Blue sky biohazard

Australia: blue skies, big open brown spaces, lots and lots of minerals and one particularly nasty one. 

Chrysotile was once mined to make asbestos – a popular, cheap housing material used in Australia in the 50s, 60s and 70s. It's now widely known that asbestos is highly toxic and leads to nasty lung related diseases, including cancer.

 The mine site was in Wittenoom; a town by the same name servicing the workers of what was a booming industry. But since discovering the hazardous effects of asbestos, Wittenoom has been deserted. Situated in the Pilbara region in northern Western Australia the area still appeals to many travellers – and quite rightly. The gorges and waterfalls of nearby Karijini National Park are naturally spectacular.

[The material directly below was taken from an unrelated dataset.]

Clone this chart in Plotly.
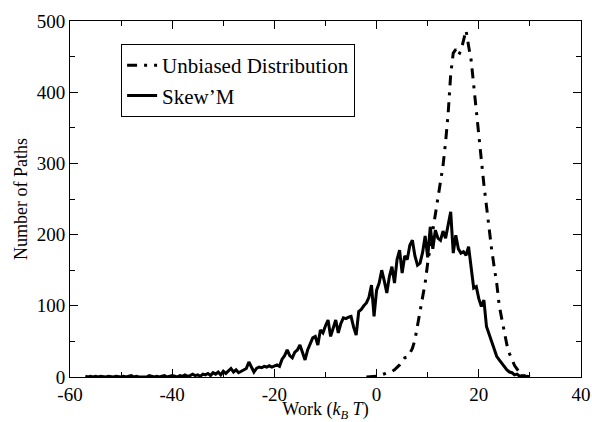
import numpy as np
import plotly.graph_objects as go

# Skew'M histogram (bin centres every 0.5 kT from -57 to 30)
skew_x = [round(-57 + 0.5 * i, 1) for i in range(175)]
skew_y = [
    1, 0, 1, 0, 1, 0, 1, 0, 0, 1,      # -57 .. -52.5
    0, 0, 1, 0, 0, 1, 0, 1, 2, 0,      # -52 .. -47.5
    1, 0, 0, 1, 0, 2, 1, 0, 1, 0,      # -47 .. -42.5
    1, 2, 0, 1, 2, 1, 0, 2, 1, 3,      # -42 .. -37.5
    1, 2, 4, 2, 3, 1, 4, 3, 5, 2,      # -37 .. -32.5
    6, 4, 7, 3, 8, 5, 8, 12, 7, 10,    # -32 .. -27.5
    6, 8, 10, 12, 21, 15, 7, 12, 14, 13,   # -27 .. -22.5
    15, 14, 16, 14, 16, 17, 15, 25, 30, 38,  # -22 .. -17.5
    30, 27, 35, 38, 45, 35, 24, 38, 48, 55,  # -17 .. -12.5
    57, 45, 66, 62, 72, 80, 57, 70, 80, 62,  # -12 .. -7.5
    75, 83, 82, 84, 85, 70, 59, 92, 95, 100,  # -7 .. -2.5
    104, 112, 129, 85, 122, 132, 150, 135, 118, 141,  # -2 .. 2.5
    155, 132, 165, 178, 146, 170, 165, 185, 192, 170,  # 3 .. 7.5
    157, 160, 175, 198, 168, 211, 180, 206, 195, 192,  # 8 .. 12.5
    205, 195, 215, 232, 174, 199, 180, 174, 176, 171,  # 13 .. 17.5
    183, 155, 125, 127, 110, 99, 108, 71, 60, 48,      # 18 .. 22.5
    38, 29, 24, 19, 15, 10, 7, 6, 3, 4,                # 23 .. 27.5
    1, 2, 0, 1, 0,                                     # 28 .. 30
]

# Unbiased distribution (bin centres every 0.5 kT from -2 to 29.5)
unb_x = [round(-2 + 0.5 * i, 1) for i in range(64)]
unb_y = [
    0, 0, 0, 1, 1, 2, 3, 4, 5, 6,          # -2 .. 2.5
    8, 10, 13, 17, 22, 27, 28, 33, 40, 52,  # 3 .. 7.5
    72, 92, 112, 132, 160, 182, 203, 228, 252, 272,  # 8 .. 12.5
    297, 330, 370, 425, 455, 460, 452, 458, 472, 487,  # 13 .. 17.5
    465, 445, 410, 375, 330, 300, 270, 240, 205, 180,  # 18 .. 22.5
    155, 132, 100, 80, 60, 45, 33, 24, 16, 11,         # 23 .. 27.5
    6, 3, 1, 0,                                        # 28 .. 29.5
]

x_ticks = [-60, -40, -20, 0, 20, 40]
y_ticks = [0, 100, 200, 300, 400, 500]

FONT = "'Liberation Serif', 'Times New Roman', Times, serif"
FS = 19

fig = go.Figure()
fig.add_trace(go.Scatter(
    x=unb_x, y=unb_y, mode="lines", name="Unbiased Distribution",
    line=dict(color="black", width=3, dash="10px,7px,3px,7px"),
))
fig.add_trace(go.Scatter(
    x=skew_x, y=skew_y, mode="lines", name="Skew\u2019M",
    line=dict(color="black", width=3),
))

axis_common = dict(
    showline=True, linecolor="black", linewidth=1, mirror="allticks",
    ticks="inside", ticklen=8, tickwidth=1, tickcolor="black",
    showgrid=False, zeroline=False, automargin=False,
    tickfont=dict(family=FONT, size=FS, color="black"),
)

fig.update_xaxes(
    range=[-60, 40], tickvals=x_ticks, ticktext=[str(v) for v in x_ticks],
    minor=dict(ticks="inside", dtick=10, tick0=0, ticklen=5, tickcolor="black"),
    title=dict(text="Work (<i>k</i><sub><i>B</i></sub> <i>T</i>)",
               font=dict(family=FONT, size=18, color="black"), standoff=0),
    ticklabelstandoff=0,
    **axis_common,
)
fig.update_yaxes(
    range=[0, 500], tickvals=y_ticks, ticktext=[str(v) for v in y_ticks],
    minor=dict(ticks="inside", dtick=50, tick0=0, ticklen=5, tickcolor="black"),
    title=dict(text="Number of Paths",
               font=dict(family=FONT, size=18, color="black"), standoff=4),
    **axis_common,
)

fig.update_layout(
    width=592, height=422,
    margin=dict(l=70, r=11, t=21, b=45),
    paper_bgcolor="white", plot_bgcolor="white",
    font=dict(family=FONT, size=FS, color="black"),
    legend=dict(
        x=0.1, y=0.935, xanchor="left", yanchor="top",
        bordercolor="black", borderwidth=1, bgcolor="white",
        font=dict(family=FONT, size=21, color="black"),
        itemwidth=30, tracegroupgap=0,
    ),
    showlegend=True,
)

fig.write_html("out.html")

Iconic 80s Australian rock band, Midnight Oil released the album Blue Sky Mining in 1987, featuring a track, Blue Sky Mine which cut to the core of the mining industry and made Wittenoom infamous. Its lyrics still resonate with miners and their families who've lobbied their incredibly wealthy ex-employers for justice and compensation to cover medical costs and damages.

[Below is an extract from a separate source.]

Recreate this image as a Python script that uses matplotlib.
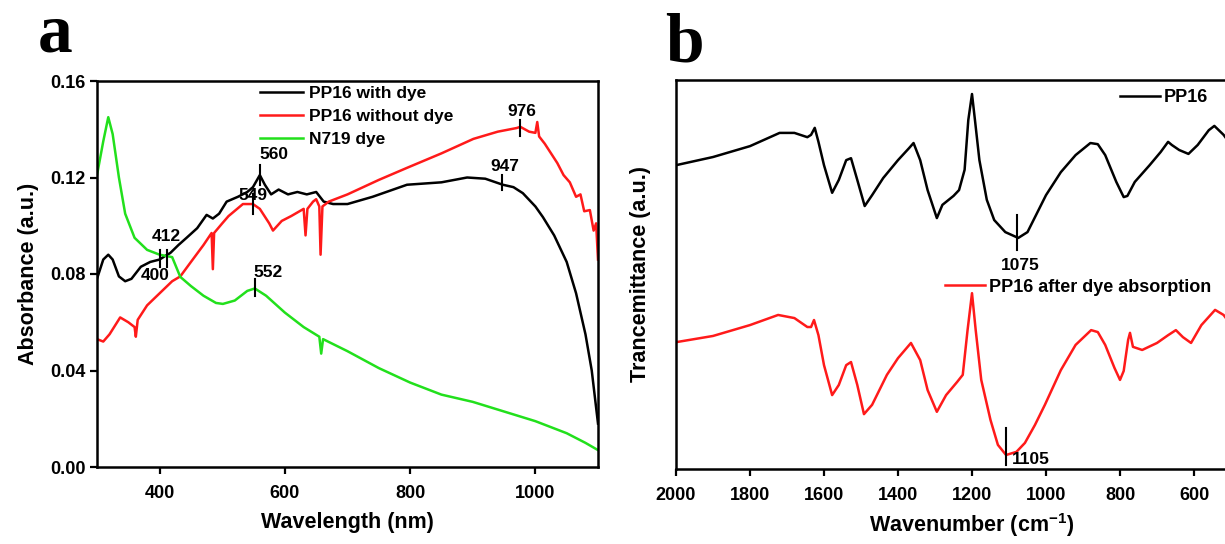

"So I'm caught at the junction still waiting for medicine
 - The sweat of my brow keeps on feeding the engine
 - Hope the crumbs in my pocket can keep me for another night...

 And the company takes what the company wants
 - And nothing's as precious
 - As a hole in the ground..."

Where as once curiosity may have seen you risk a side trip to Wittenoom it's no longer possible. It doesn't exist. It has been decommissioned, taken off the maps, the electricity – switched off.

 As an interesting aside, if the Labor party (currently in opposition) wins government at the Australian election this weekend, then ex-Oils frontman, Peter Garrett (member for Kingsford Smith) will be the new Minister for the Environment. It will be interesting to see if he stays true to his activist roots.

My relationship to Wittenoom has to do with another hazard entirely. Age 9, on the round-Australia trip in our Toyota Hiace, we stopped at Hamersley Gorge in the Kimberley with hopes of a pleasing swim. Eager, my brother and I set off, in thongs, on a goat track to descend into the gorge - overlooking an official walking track further along the ridge. I took a tumble and sliced open an 8cm wound on my leg. Blood everywhere, I scrambled back to the top where aghast, Mum and Dad strapped up my leg and fanged it the 50 minute drive to the nearest town – then Wittenoom. When we arrived at the medical centre/hospital, it was closed, so we buzzed for nurse who drove in from around an hour away. She used butterfly clips to secure the wound and disinfected it, but it was only arriving in Port Hedland days later I could have it stitched. I hobbled around what was left of the North West of Western Australia, hotter and bothered than ever before.

Hot. Damn hot. And hazardous indeed.

Hot. Damn hot. And hazardous indeed.